What is required: Quote the data exactly, first line to the line containing "plt.rcParams['font.family'] = ['Inter', 'DejaVu", with no pictures.
═════ Collected material
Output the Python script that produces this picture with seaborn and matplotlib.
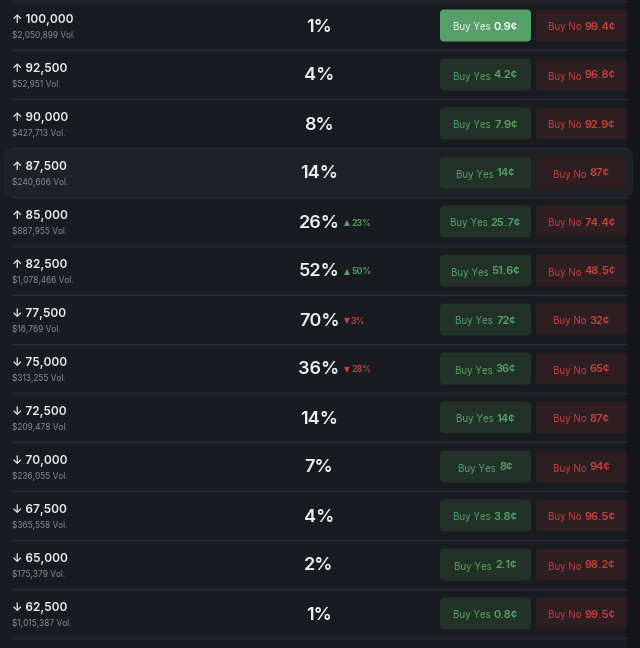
import matplotlib.pyplot as plt
import seaborn as sns
from matplotlib.patches import FancyBboxPatch

# --- data ---
strikes = ['100,000', '92,500', '90,000', '87,500', '85,000', '82,500', '77,500',
           '75,000', '72,500', '70,000', '67,500', '65,000', '62,500']
directions = ['up', 'up', 'up', 'up', 'up', 'up', 'down',
              'down', 'down', 'down', 'down', 'down', 'down']
volumes = ['2,050,899', '52,951', '427,713', '240,606', '887,955', '1,078,466', '16,769',
           '313,255', '209,478', '236,055', '365,558', '175,379', '1,015,387']
chances = [1, 4, 8, 14, 26, 52, 70, 36, 14, 7, 4, 2, 1]
changes = [None, None, None, None, 23, 50, -3, -28, None, None, None, None, None]
yes_prices = ['0.9', '4.2', '7.9', '14', '25.7', '51.6', '72', '36', '14', '8', '3.8', '2.1', '0.8']
no_prices = ['99.4', '96.8', '92.9', '87', '74.4', '48.5', '32', '65', '87', '94', '96.5', '98.2', '99.5']
HOVER_ROW = 3
ACTIVE_ROW = 0

# --- colours ---
BG = '#181b20'
HOVER_BG = '#1e2126'
LINE = '#2a2e34'
STRIP = '#141619'
WHITE = '#eceef0'
GREY = '#868b93'
GREEN = '#55a264'
GREEN_BG = '#223228'
GREEN_ACTIVE = '#56a068'
RED = '#c8403f'
RED_BG = '#2d1e21'

ROW_H = 49
ROW_TOP = 25.5
W, H = 640, 648

sns.set_theme(style='dark', rc={'figure.facecolor': BG, 'axes.facecolor': BG})
plt.rcParams['font.family'] = ['Inter', 'DejaVu Sans']

fig = plt.figure(figsize=(W / 100, H / 100), dpi=100)
ax = fig.add_axes([0, 0, 1, 1])
ax.set_xlim(0, W)
ax.set_ylim(H, 0)
ax.axis('off')
renderer = fig.canvas.get_renderer()

ax.axvspan(627, W, color=STRIP, lw=0)

centers = [ROW_TOP + ROW_H * i for i in range(len(strikes))]


def button(x0, width, yc, face, label, value, label_col, value_col):
    ax.add_patch(FancyBboxPatch((x0, yc - 16), width, 32,
                                boxstyle='round,pad=0,rounding_size=4',
                                fc=face, ec='none', zorder=2))
    t1 = ax.text(0, yc + 2, label, fontsize=7, color=label_col, va='center', ha='left', zorder=3)
    t2 = ax.text(0, yc + 1, value + '¢', fontsize=8, fontweight='semibold', color=value_col,
                 va='center', ha='left', zorder=3)
    w1 = t1.get_window_extent(renderer).width
    w2 = t2.get_window_extent(renderer).width
    gap = 3
    start = x0 + width / 2 - (w1 + gap + w2) / 2
    t1.set_x(start)
    t2.set_x(start + w1 + gap)


# hovered row background
yc = centers[HOVER_ROW]
ax.add_patch(FancyBboxPatch((4, yc - 24), 629, 48, boxstyle='round,pad=0,rounding_size=7',
                            fc=HOVER_BG, ec='none', zorder=1))

# separators
seps = [c - ROW_H / 2 for c in centers] + [centers[-1] + ROW_H / 2]
ax.hlines(seps, 12, 627, color=LINE, lw=1, zorder=1.5)

for i, yc in enumerate(centers):
    arrow = '↑' if directions[i] == 'up' else '↓'
    ax.text(12, yc - 5.5, f'{arrow} {strikes[i]}', fontsize=8.5, fontweight='semibold',
            color=WHITE, va='center', ha='left', zorder=3)
    ax.text(12, yc + 10, f'${volumes[i]} Vol.', fontsize=6, color=GREY,
            va='center', ha='left', zorder=3)

    ax.text(319, yc + 1.5, f'{chances[i]}%', fontsize=13, fontweight='semibold', color=WHITE,
            va='center', ha='center', zorder=3)

    ch = changes[i]
    if ch is not None:
        col = GREEN if ch > 0 else RED
        tri = '▲' if ch > 0 else '▼'
        ax.text(343.5, yc + 1.5, tri, fontsize=5.5, color=col, va='center', ha='left',
                family='DejaVu Sans', zorder=3)
        ax.text(351, yc + 1.5, f'{abs(ch)}%', fontsize=6.3, fontweight='semibold', color=col,
                va='center', ha='left', zorder=3)

    if i == ACTIVE_ROW:
        button(440, 91, yc, GREEN_ACTIVE, 'Buy Yes', yes_prices[i], '#eaf3ec', '#ffffff')
    else:
        button(440, 91, yc, GREEN_BG, 'Buy Yes', yes_prices[i], GREEN, GREEN)
    button(536, 91, yc, RED_BG, 'Buy No', no_prices[i], RED, RED)

fig.savefig('out.png', dpi=100, facecolor=BG)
══════════
Exercise answer:
Output the Python script that produces this picture with seaborn and matplotlib.
import matplotlib.pyplot as plt
import seaborn as sns
from matplotlib.patches import FancyBboxPatch

# --- data ---
strikes = ['100,000', '92,500', '90,000', '87,500', '85,000', '82,500', '77,500',
           '75,000', '72,500', '70,000', '67,500', '65,000', '62,500']
directions = ['up', 'up', 'up', 'up', 'up', 'up', 'down',
              'down', 'down', 'down', 'down', 'down', 'down']
volumes = ['2,050,899', '52,951', '427,713', '240,606', '887,955', '1,078,466', '16,769',
           '313,255', '209,478', '236,055', '365,558', '175,379', '1,015,387']
chances = [1, 4, 8, 14, 26, 52, 70, 36, 14, 7, 4, 2, 1]
changes = [None, None, None, None, 23, 50, -3, -28, None, None, None, None, None]
yes_prices = ['0.9', '4.2', '7.9', '14', '25.7', '51.6', '72', '36', '14', '8', '3.8', '2.1', '0.8']
no_prices = ['99.4', '96.8', '92.9', '87', '74.4', '48.5', '32', '65', '87', '94', '96.5', '98.2', '99.5']
HOVER_ROW = 3
ACTIVE_ROW = 0

# --- colours ---
BG = '#181b20'
HOVER_BG = '#1e2126'
LINE = '#2a2e34'
STRIP = '#141619'
WHITE = '#eceef0'
GREY = '#868b93'
GREEN = '#55a264'
GREEN_BG = '#223228'
GREEN_ACTIVE = '#56a068'
RED = '#c8403f'
RED_BG = '#2d1e21'

ROW_H = 49
ROW_TOP = 25.5
W, H = 640, 648

sns.set_theme(style='dark', rc={'figure.facecolor': BG, 'axes.facecolor': BG})
plt.rcParams['font.family'] = ['Inter', 'DejaVu Sans']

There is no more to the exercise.